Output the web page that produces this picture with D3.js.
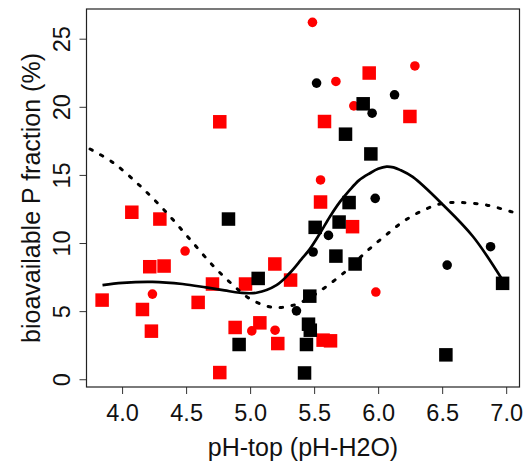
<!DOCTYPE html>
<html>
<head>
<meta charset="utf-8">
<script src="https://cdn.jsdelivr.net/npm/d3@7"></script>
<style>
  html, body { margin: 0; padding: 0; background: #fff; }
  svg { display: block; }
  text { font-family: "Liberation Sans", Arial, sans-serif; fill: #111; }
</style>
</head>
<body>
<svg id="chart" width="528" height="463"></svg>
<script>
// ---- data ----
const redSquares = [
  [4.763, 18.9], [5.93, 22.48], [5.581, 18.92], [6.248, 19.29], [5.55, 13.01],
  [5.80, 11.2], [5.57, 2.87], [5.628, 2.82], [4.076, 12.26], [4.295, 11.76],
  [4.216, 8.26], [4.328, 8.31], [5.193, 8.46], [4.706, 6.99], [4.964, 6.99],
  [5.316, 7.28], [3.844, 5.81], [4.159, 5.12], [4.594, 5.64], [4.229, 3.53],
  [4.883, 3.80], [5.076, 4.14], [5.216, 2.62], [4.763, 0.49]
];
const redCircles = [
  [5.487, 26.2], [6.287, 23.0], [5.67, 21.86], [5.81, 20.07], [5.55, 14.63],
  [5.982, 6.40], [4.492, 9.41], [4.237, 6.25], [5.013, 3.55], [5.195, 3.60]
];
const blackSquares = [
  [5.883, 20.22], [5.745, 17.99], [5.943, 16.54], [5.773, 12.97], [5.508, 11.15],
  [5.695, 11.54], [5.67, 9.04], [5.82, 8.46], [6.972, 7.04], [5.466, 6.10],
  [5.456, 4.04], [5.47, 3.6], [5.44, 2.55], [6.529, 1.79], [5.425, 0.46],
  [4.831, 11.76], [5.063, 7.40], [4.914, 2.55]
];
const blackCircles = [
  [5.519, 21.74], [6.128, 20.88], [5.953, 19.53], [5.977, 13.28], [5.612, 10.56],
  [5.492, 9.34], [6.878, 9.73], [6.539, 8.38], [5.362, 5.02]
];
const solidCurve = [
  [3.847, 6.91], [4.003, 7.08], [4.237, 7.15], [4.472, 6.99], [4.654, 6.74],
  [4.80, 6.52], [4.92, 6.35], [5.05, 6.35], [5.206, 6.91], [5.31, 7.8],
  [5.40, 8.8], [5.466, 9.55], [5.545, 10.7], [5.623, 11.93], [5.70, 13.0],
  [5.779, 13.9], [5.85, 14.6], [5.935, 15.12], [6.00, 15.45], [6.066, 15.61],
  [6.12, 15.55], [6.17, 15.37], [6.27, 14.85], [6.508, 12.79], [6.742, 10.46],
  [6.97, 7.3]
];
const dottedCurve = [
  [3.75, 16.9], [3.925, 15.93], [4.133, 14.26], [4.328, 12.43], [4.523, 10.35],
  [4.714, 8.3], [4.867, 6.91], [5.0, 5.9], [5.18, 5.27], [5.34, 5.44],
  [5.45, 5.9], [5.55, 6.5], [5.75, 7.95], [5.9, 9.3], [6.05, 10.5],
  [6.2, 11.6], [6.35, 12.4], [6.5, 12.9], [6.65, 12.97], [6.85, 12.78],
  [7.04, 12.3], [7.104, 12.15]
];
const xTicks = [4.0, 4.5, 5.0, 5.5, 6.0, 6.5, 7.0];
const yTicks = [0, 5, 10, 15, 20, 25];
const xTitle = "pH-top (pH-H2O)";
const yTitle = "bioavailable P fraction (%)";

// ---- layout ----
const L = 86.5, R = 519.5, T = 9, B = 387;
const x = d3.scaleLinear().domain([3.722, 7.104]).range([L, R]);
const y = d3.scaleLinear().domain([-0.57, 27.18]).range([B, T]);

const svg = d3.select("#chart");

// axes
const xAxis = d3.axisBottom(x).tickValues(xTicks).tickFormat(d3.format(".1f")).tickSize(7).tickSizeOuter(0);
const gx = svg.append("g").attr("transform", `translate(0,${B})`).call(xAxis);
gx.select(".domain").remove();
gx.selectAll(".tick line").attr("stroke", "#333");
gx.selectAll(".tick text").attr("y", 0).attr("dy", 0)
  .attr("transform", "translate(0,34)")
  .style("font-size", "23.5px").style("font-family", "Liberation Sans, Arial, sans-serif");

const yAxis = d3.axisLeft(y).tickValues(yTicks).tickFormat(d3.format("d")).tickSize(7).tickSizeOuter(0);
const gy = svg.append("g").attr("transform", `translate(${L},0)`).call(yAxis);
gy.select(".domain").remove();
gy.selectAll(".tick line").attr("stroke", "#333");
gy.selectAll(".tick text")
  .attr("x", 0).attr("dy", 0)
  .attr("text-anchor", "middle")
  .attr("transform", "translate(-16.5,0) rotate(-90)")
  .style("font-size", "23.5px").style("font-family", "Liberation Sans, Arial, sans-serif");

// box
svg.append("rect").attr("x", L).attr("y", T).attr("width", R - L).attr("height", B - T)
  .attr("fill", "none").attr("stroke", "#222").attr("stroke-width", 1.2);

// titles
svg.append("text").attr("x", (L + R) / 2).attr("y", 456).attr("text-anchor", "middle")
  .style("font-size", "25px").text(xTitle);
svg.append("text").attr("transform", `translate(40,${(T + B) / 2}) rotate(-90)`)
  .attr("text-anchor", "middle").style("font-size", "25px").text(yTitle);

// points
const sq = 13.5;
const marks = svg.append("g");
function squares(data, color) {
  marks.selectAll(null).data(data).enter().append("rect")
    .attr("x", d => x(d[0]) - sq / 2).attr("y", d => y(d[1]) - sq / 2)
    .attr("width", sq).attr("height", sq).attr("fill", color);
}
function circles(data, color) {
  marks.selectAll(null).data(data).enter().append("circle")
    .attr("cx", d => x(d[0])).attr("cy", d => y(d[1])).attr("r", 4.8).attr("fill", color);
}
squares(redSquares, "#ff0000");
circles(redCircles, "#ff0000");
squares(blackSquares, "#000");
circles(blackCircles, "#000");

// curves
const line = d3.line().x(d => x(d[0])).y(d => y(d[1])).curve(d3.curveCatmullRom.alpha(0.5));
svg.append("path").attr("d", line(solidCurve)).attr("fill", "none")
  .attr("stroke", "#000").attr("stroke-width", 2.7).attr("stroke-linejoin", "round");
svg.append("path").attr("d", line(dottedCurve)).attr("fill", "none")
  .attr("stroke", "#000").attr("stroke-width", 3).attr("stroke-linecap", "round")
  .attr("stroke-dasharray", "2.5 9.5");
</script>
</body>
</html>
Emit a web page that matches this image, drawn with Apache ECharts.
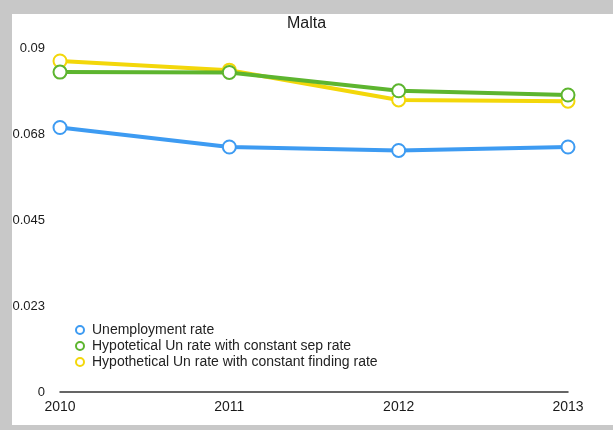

EXERCISE
Reproduce the listing exactly. Leave its pictures out.

RESULT
Output the web page that produces this picture with D3.js.
<!DOCTYPE html>
<html>
<head>
<meta charset="utf-8">
<script src="https://cdn.jsdelivr.net/npm/d3@7"></script>
<style>
  html, body { margin: 0; padding: 0; background: #fff; }
  svg { display: block; }
  text { font-family: "Liberation Sans", Arial, sans-serif; fill: #111; }
</style>
</head>
<body>
<svg id="chart" width="528" height="463"></svg>
<script>
// ---- data ----
const redSquares = [
  [4.763, 18.9], [5.93, 22.48], [5.581, 18.92], [6.248, 19.29], [5.55, 13.01],
  [5.80, 11.2], [5.57, 2.87], [5.628, 2.82], [4.076, 12.26], [4.295, 11.76],
  [4.216, 8.26], [4.328, 8.31], [5.193, 8.46], [4.706, 6.99], [4.964, 6.99],
  [5.316, 7.28], [3.844, 5.81], [4.159, 5.12], [4.594, 5.64], [4.229, 3.53],
  [4.883, 3.80], [5.076, 4.14], [5.216, 2.62], [4.763, 0.49]
];
const redCircles = [
  [5.487, 26.2], [6.287, 23.0], [5.67, 21.86], [5.81, 20.07], [5.55, 14.63],
  [5.982, 6.40], [4.492, 9.41], [4.237, 6.25], [5.013, 3.55], [5.195, 3.60]
];
const blackSquares = [
  [5.883, 20.22], [5.745, 17.99], [5.943, 16.54], [5.773, 12.97], [5.508, 11.15],
  [5.695, 11.54], [5.67, 9.04], [5.82, 8.46], [6.972, 7.04], [5.466, 6.10],
  [5.456, 4.04], [5.47, 3.6], [5.44, 2.55], [6.529, 1.79], [5.425, 0.46],
  [4.831, 11.76], [5.063, 7.40], [4.914, 2.55]
];
const blackCircles = [
  [5.519, 21.74], [6.128, 20.88], [5.953, 19.53], [5.977, 13.28], [5.612, 10.56],
  [5.492, 9.34], [6.878, 9.73], [6.539, 8.38], [5.362, 5.02]
];
const solidCurve = [
  [3.847, 6.91], [4.003, 7.08], [4.237, 7.15], [4.472, 6.99], [4.654, 6.74],
  [4.80, 6.52], [4.92, 6.35], [5.05, 6.35], [5.206, 6.91], [5.31, 7.8],
  [5.40, 8.8], [5.466, 9.55], [5.545, 10.7], [5.623, 11.93], [5.70, 13.0],
  [5.779, 13.9], [5.85, 14.6], [5.935, 15.12], [6.00, 15.45], [6.066, 15.61],
  [6.12, 15.55], [6.17, 15.37], [6.27, 14.85], [6.508, 12.79], [6.742, 10.46],
  [6.97, 7.3]
];
const dottedCurve = [
  [3.75, 16.9], [3.925, 15.93], [4.133, 14.26], [4.328, 12.43], [4.523, 10.35],
  [4.714, 8.3], [4.867, 6.91], [5.0, 5.9], [5.18, 5.27], [5.34, 5.44],
  [5.45, 5.9], [5.55, 6.5], [5.75, 7.95], [5.9, 9.3], [6.05, 10.5],
  [6.2, 11.6], [6.35, 12.4], [6.5, 12.9], [6.65, 12.97], [6.85, 12.78],
  [7.04, 12.3], [7.104, 12.15]
];
const xTicks = [4.0, 4.5, 5.0, 5.5, 6.0, 6.5, 7.0];
const yTicks = [0, 5, 10, 15, 20, 25];
const xTitle = "pH-top (pH-H2O)";
const yTitle = "bioavailable P fraction (%)";

// ---- layout ----
const L = 86.5, R = 519.5, T = 9, B = 387;
const x = d3.scaleLinear().domain([3.722, 7.104]).range([L, R]);
const y = d3.scaleLinear().domain([-0.57, 27.18]).range([B, T]);

const svg = d3.select("#chart");

// axes
const xAxis = d3.axisBottom(x).tickValues(xTicks).tickFormat(d3.format(".1f")).tickSize(7).tickSizeOuter(0);
const gx = svg.append("g").attr("transform", `translate(0,${B})`).call(xAxis);
gx.select(".domain").remove();
gx.selectAll(".tick line").attr("stroke", "#333");
gx.selectAll(".tick text").attr("y", 0).attr("dy", 0)
  .attr("transform", "translate(0,34)")
  .style("font-size", "23.5px").style("font-family", "Liberation Sans, Arial, sans-serif");

const yAxis = d3.axisLeft(y).tickValues(yTicks).tickFormat(d3.format("d")).tickSize(7).tickSizeOuter(0);
const gy = svg.append("g").attr("transform", `translate(${L},0)`).call(yAxis);
gy.select(".domain").remove();
gy.selectAll(".tick line").attr("stroke", "#333");
gy.selectAll(".tick text")
  .attr("x", 0).attr("dy", 0)
  .attr("text-anchor", "middle")
  .attr("transform", "translate(-16.5,0) rotate(-90)")
  .style("font-size", "23.5px").style("font-family", "Liberation Sans, Arial, sans-serif");

// box
svg.append("rect").attr("x", L).attr("y", T).attr("width", R - L).attr("height", B - T)
  .attr("fill", "none").attr("stroke", "#222").attr("stroke-width", 1.2);

// titles
svg.append("text").attr("x", (L + R) / 2).attr("y", 456).attr("text-anchor", "middle")
  .style("font-size", "25px").text(xTitle);
svg.append("text").attr("transform", `translate(40,${(T + B) / 2}) rotate(-90)`)
  .attr("text-anchor", "middle").style("font-size", "25px").text(yTitle);

// points
const sq = 13.5;
const marks = svg.append("g");
function squares(data, color) {
  marks.selectAll(null).data(data).enter().append("rect")
    .attr("x", d => x(d[0]) - sq / 2).attr("y", d => y(d[1]) - sq / 2)
    .attr("width", sq).attr("height", sq).attr("fill", color);
}
function circles(data, color) {
  marks.selectAll(null).data(data).enter().append("circle")
    .attr("cx", d => x(d[0])).attr("cy", d => y(d[1])).attr("r", 4.8).attr("fill", color);
}
squares(redSquares, "#ff0000");
circles(redCircles, "#ff0000");
squares(blackSquares, "#000");
circles(blackCircles, "#000");

// curves
const line = d3.line().x(d => x(d[0])).y(d => y(d[1])).curve(d3.curveCatmullRom.alpha(0.5));
svg.append("path").attr("d", line(solidCurve)).attr("fill", "none")
  .attr("stroke", "#000").attr("stroke-width", 2.7).attr("stroke-linejoin", "round");
svg.append("path").attr("d", line(dottedCurve)).attr("fill", "none")
  .attr("stroke", "#000").attr("stroke-width", 3).attr("stroke-linecap", "round")
  .attr("stroke-dasharray", "2.5 9.5");
</script>
</body>
</html>
Emit a web page that matches this image, drawn with Apache ECharts.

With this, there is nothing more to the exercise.